Soulhat

Reissue

Texas Platters

Soulhat

Live at the Black Cat Lounge (Dualtone)

"It's just like any other night," shrugs Kevin McKinney to open Live at the Black Cat Lounge. "It ain't no different." That was, of course, the point of both the Sixth Street live music venue and Austin itself in 1991. The biker bar's Bowery charm flourished in Slack Town's still-sleepy, post-1960s/1970s hippie afterglow, soundtracked in the case of Soulhat by airy chords and the stone groove of leisurely kick-off "Find the Time." Guitar and vocal interplay between McKinney and Bill Cassis boiled down strictly Garcia/Weir, if not by design, then in the crucible of Austin's jam rock axis between the Black Cat and Steamboat.
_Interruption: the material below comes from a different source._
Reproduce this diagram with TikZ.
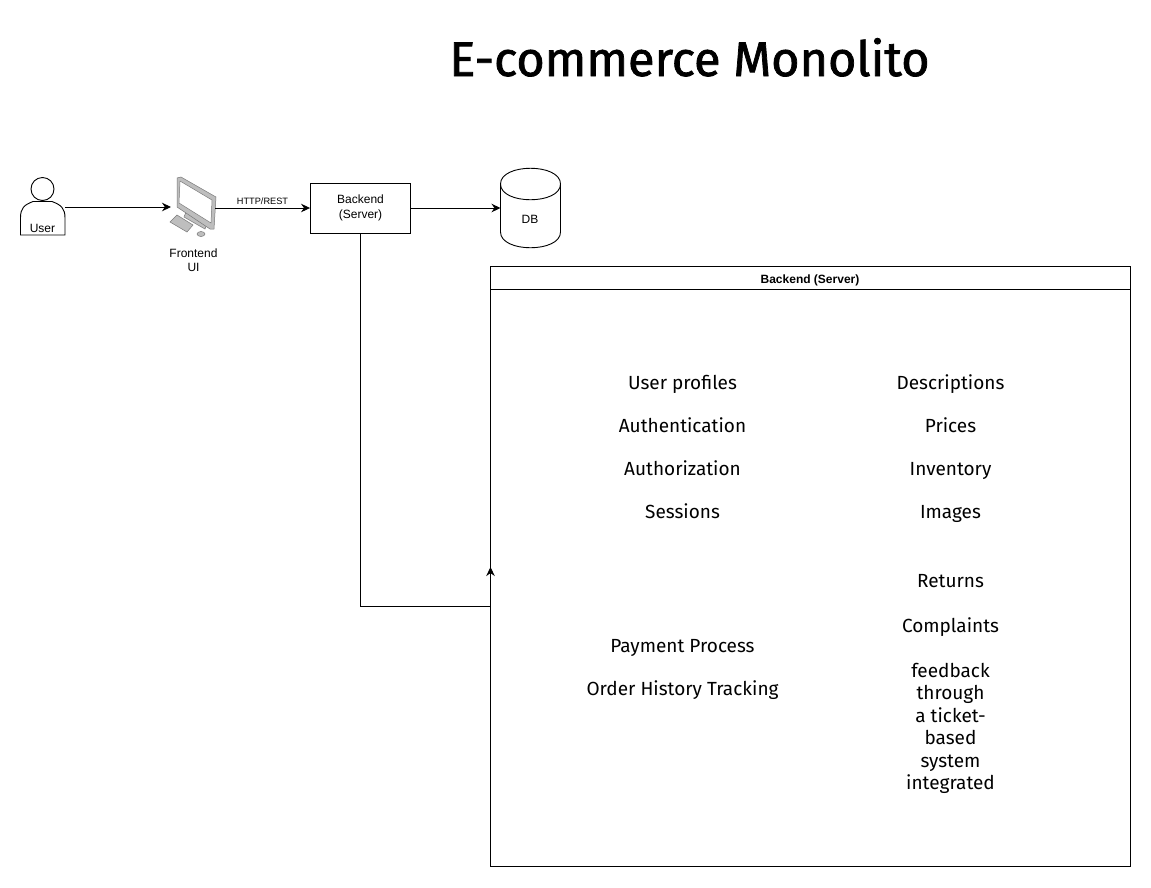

The latter and equally extinct club's biggest frontmanic, Joe Rockhead's Bob Schneider, here lands the art layout credit. Another platinum-popular local cassette finally making its digital debut, Live at the Black Cat Lounge, pushed over the 70-minute mark by six additional performances, comes front-loaded. Sunny delight "Garbageman" ("I'll pick up your trash, mama") wafts agreeably into the succeeding "Preacherman," with its famous citation of "Mr. Dragworm," both sets of crystal aqua chords as euphoric as Eeyore's Birthday. The latter-day Santana stab of "Preacherman" in particular executes Hall of Fame needlepoint two decades on, one of the band's early hits. Its eight minutes could have been 20. Unofficial Hippie Hollow theme "Skinny Dipping" takes its clothes off behind a tree, and because "hits" are fewer and farther between after that, the vibe becomes rote as the material drops off, though "Mailbox" pockets leftover change from "Preacherman." Seven-minute closer "... Love Me Now" rotates a heavier, bone-crushing Soulhat. The following year bowed the local fourpiece's debut, Outdebox, and in 1994 its Sony sophomore disc, Good to Be Gone. A picture on the back of Live at the Black Cat Lounge, of smiling proprietor Paul Sessums, who was killed in a car accident in 1998 – four years prior to his baby burning down and becoming a tombstone on Sixth Street – preserves another layer of lost Austin.